WHAT YOU SHOULD DO: Exactly as written, please set down all of the entries again, with no pictures.
* Start *
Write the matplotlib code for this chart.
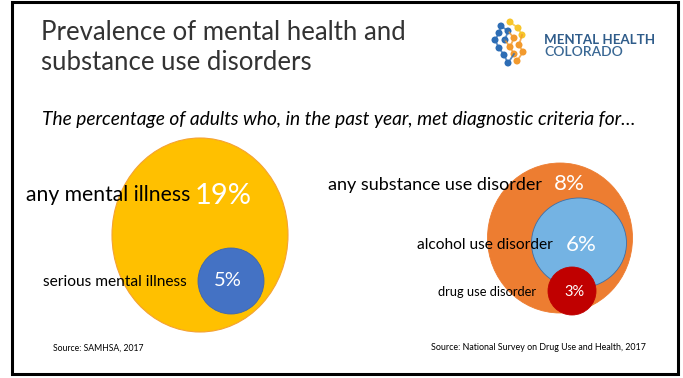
import matplotlib
matplotlib.use("Agg")
import matplotlib.pyplot as plt
from matplotlib.patches import Ellipse, Circle, Rectangle

plt.rcParams['font.family'] = ['Lato', 'DejaVu Sans']

# prevalence among adults, past year (%)
mental_labels = ["any mental illness", "serious mental illness"]
mental_values = [19, 5]
substance_labels = ["any substance use disorder", "alcohol use disorder", "drug use disorder"]
substance_values = [8, 6, 3]

title_lines = ["Prevalence of mental health and", "substance use disorders"]
subtitle = "The percentage of adults who, in the past year, met diagnostic criteria for\u2026"
sources = ["Source: SAMHSA, 2017", "Source: National Survey on Drug Use and Health, 2017"]

# slide is laid out in pixel units
W, H = 683, 378
fig = plt.figure(figsize=(W / 100, H / 100), dpi=100)
ax = fig.add_axes([0, 0, 1, 1])
ax.set_xlim(0, W)
ax.set_ylim(H, 0)
ax.axis("off")

ax.add_patch(Rectangle((11.5, 1.5), 666, 372, fill=False, ec="black", lw=2.2))

for i, line in enumerate(title_lines):
    ax.text(41, 32 + 30 * i, line, fontsize=18.5, va="center", color="#333333")
ax.text(42, 119, subtitle, fontsize=13.75, style="italic", va="center", color="black")

# logo: small dot network plus name
blue, yellow, orange = "#2D6DB5", "#F7C52B", "#F29A2E"
dots = [(501, 26, blue), (510, 22, yellow), (499, 33, blue), (508, 31, blue),
        (518, 28, yellow), (495, 40, blue), (505, 40, blue), (514, 38, orange),
        (522, 35, yellow), (499, 48, blue), (510, 47, orange), (519, 45, orange),
        (504, 55, blue), (514, 54, orange), (523, 52, orange), (508, 63, blue),
        (517, 61, orange)]
links = [(0, 2), (2, 5), (5, 9), (9, 12), (1, 4), (4, 8), (3, 7), (7, 10), (10, 13),
         (13, 15), (8, 11), (11, 14), (6, 10), (12, 15), (14, 16), (0, 3), (3, 6)]
for a, b in links:
    ax.plot([dots[a][0], dots[b][0]], [dots[a][1], dots[b][1]],
            color=dots[b][2], lw=1.3, alpha=0.8)
for x, y, c in dots:
    ax.add_patch(Circle((x, y), 3.5, color=c, lw=0))
ax.text(544, 40, "MENTAL HEALTH", fontsize=9.6, fontweight="bold", color="#2F5C8A",
        va="center")
ax.text(544, 52, "COLORADO", fontsize=10, fontweight="semibold", color="#3A6894",
        va="center")

# mental illness bubbles
ax.add_patch(Ellipse((200, 235), 176, 194, fc="#FFC000", ec="#F4A234", lw=0.8))
ax.add_patch(Circle((231, 281), 33, fc="#4472C4", ec="#3D65AE", lw=0.6))

# substance use bubbles
ax.add_patch(Ellipse((560, 238), 145, 150, fc="#ED7D31", ec="#ED7D31", lw=0.6))
ax.add_patch(Ellipse((579, 243), 95, 90, fc="#74B3E3", ec="#3E6FA8", lw=0.6))
ax.add_patch(Circle((572, 291), 24, fc="#C00000", ec="#C00000", lw=0.6))

ax.text(190, 195, mental_labels[0], fontsize=15.2, ha="right", va="center")
ax.text(195, 196, f"{mental_values[0]}%", fontsize=21, color="white", va="center")
ax.text(187, 282, mental_labels[1], fontsize=11.2, ha="right", va="center")
ax.text(228, 281, f"{mental_values[1]}%", fontsize=14.5, color="white", ha="center",
        va="center")

ax.text(542, 185, substance_labels[0], fontsize=13, ha="right", va="center")
ax.text(554, 184, f"{substance_values[0]}%", fontsize=16, color="white", va="center")
ax.text(553, 245, substance_labels[1], fontsize=11.2, ha="right", va="center")
ax.text(581, 245, f"{substance_values[1]}%", fontsize=16, color="white", ha="center",
        va="center")
ax.text(536, 292, substance_labels[2], fontsize=9.3, ha="right", va="center")
ax.text(574, 292, f"{substance_values[2]}%", fontsize=10.5, color="white", ha="center",
        va="center")

ax.text(53, 348, sources[0], fontsize=6.2, va="center")
ax.text(646, 348, sources[1], fontsize=6.4, ha="right", va="center")

fig.savefig("out.png", dpi=100)
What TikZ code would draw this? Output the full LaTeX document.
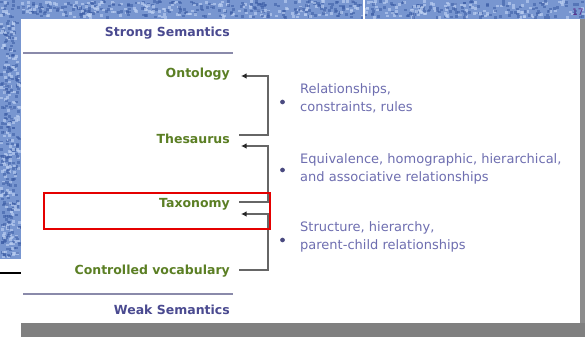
* End *
REPLY TO THE EXERCISE:
Write the matplotlib code for this chart.
import matplotlib
matplotlib.use("Agg")
import matplotlib.pyplot as plt
from matplotlib.patches import Ellipse, Circle, Rectangle

plt.rcParams['font.family'] = ['Lato', 'DejaVu Sans']

# prevalence among adults, past year (%)
mental_labels = ["any mental illness", "serious mental illness"]
mental_values = [19, 5]
substance_labels = ["any substance use disorder", "alcohol use disorder", "drug use disorder"]
substance_values = [8, 6, 3]

title_lines = ["Prevalence of mental health and", "substance use disorders"]
subtitle = "The percentage of adults who, in the past year, met diagnostic criteria for\u2026"
sources = ["Source: SAMHSA, 2017", "Source: National Survey on Drug Use and Health, 2017"]

# slide is laid out in pixel units
W, H = 683, 378
fig = plt.figure(figsize=(W / 100, H / 100), dpi=100)
ax = fig.add_axes([0, 0, 1, 1])
ax.set_xlim(0, W)
ax.set_ylim(H, 0)
ax.axis("off")

ax.add_patch(Rectangle((11.5, 1.5), 666, 372, fill=False, ec="black", lw=2.2))

for i, line in enumerate(title_lines):
    ax.text(41, 32 + 30 * i, line, fontsize=18.5, va="center", color="#333333")
ax.text(42, 119, subtitle, fontsize=13.75, style="italic", va="center", color="black")

# logo: small dot network plus name
blue, yellow, orange = "#2D6DB5", "#F7C52B", "#F29A2E"
dots = [(501, 26, blue), (510, 22, yellow), (499, 33, blue), (508, 31, blue),
        (518, 28, yellow), (495, 40, blue), (505, 40, blue), (514, 38, orange),
        (522, 35, yellow), (499, 48, blue), (510, 47, orange), (519, 45, orange),
        (504, 55, blue), (514, 54, orange), (523, 52, orange), (508, 63, blue),
        (517, 61, orange)]
links = [(0, 2), (2, 5), (5, 9), (9, 12), (1, 4), (4, 8), (3, 7), (7, 10), (10, 13),
         (13, 15), (8, 11), (11, 14), (6, 10), (12, 15), (14, 16), (0, 3), (3, 6)]
for a, b in links:
    ax.plot([dots[a][0], dots[b][0]], [dots[a][1], dots[b][1]],
            color=dots[b][2], lw=1.3, alpha=0.8)
for x, y, c in dots:
    ax.add_patch(Circle((x, y), 3.5, color=c, lw=0))
ax.text(544, 40, "MENTAL HEALTH", fontsize=9.6, fontweight="bold", color="#2F5C8A",
        va="center")
ax.text(544, 52, "COLORADO", fontsize=10, fontweight="semibold", color="#3A6894",
        va="center")

# mental illness bubbles
ax.add_patch(Ellipse((200, 235), 176, 194, fc="#FFC000", ec="#F4A234", lw=0.8))
ax.add_patch(Circle((231, 281), 33, fc="#4472C4", ec="#3D65AE", lw=0.6))

# substance use bubbles
ax.add_patch(Ellipse((560, 238), 145, 150, fc="#ED7D31", ec="#ED7D31", lw=0.6))
ax.add_patch(Ellipse((579, 243), 95, 90, fc="#74B3E3", ec="#3E6FA8", lw=0.6))
ax.add_patch(Circle((572, 291), 24, fc="#C00000", ec="#C00000", lw=0.6))

ax.text(190, 195, mental_labels[0], fontsize=15.2, ha="right", va="center")
ax.text(195, 196, f"{mental_values[0]}%", fontsize=21, color="white", va="center")
ax.text(187, 282, mental_labels[1], fontsize=11.2, ha="right", va="center")
ax.text(228, 281, f"{mental_values[1]}%", fontsize=14.5, color="white", ha="center",
        va="center")

ax.text(542, 185, substance_labels[0], fontsize=13, ha="right", va="center")
ax.text(554, 184, f"{substance_values[0]}%", fontsize=16, color="white", va="center")
ax.text(553, 245, substance_labels[1], fontsize=11.2, ha="right", va="center")
ax.text(581, 245, f"{substance_values[1]}%", fontsize=16, color="white", ha="center",
        va="center")
ax.text(536, 292, substance_labels[2], fontsize=9.3, ha="right", va="center")
ax.text(574, 292, f"{substance_values[2]}%", fontsize=10.5, color="white", ha="center",
        va="center")

ax.text(53, 348, sources[0], fontsize=6.2, va="center")
ax.text(646, 348, sources[1], fontsize=6.4, ha="right", va="center")

fig.savefig("out.png", dpi=100)
What TikZ code would draw this? Output the full LaTeX document.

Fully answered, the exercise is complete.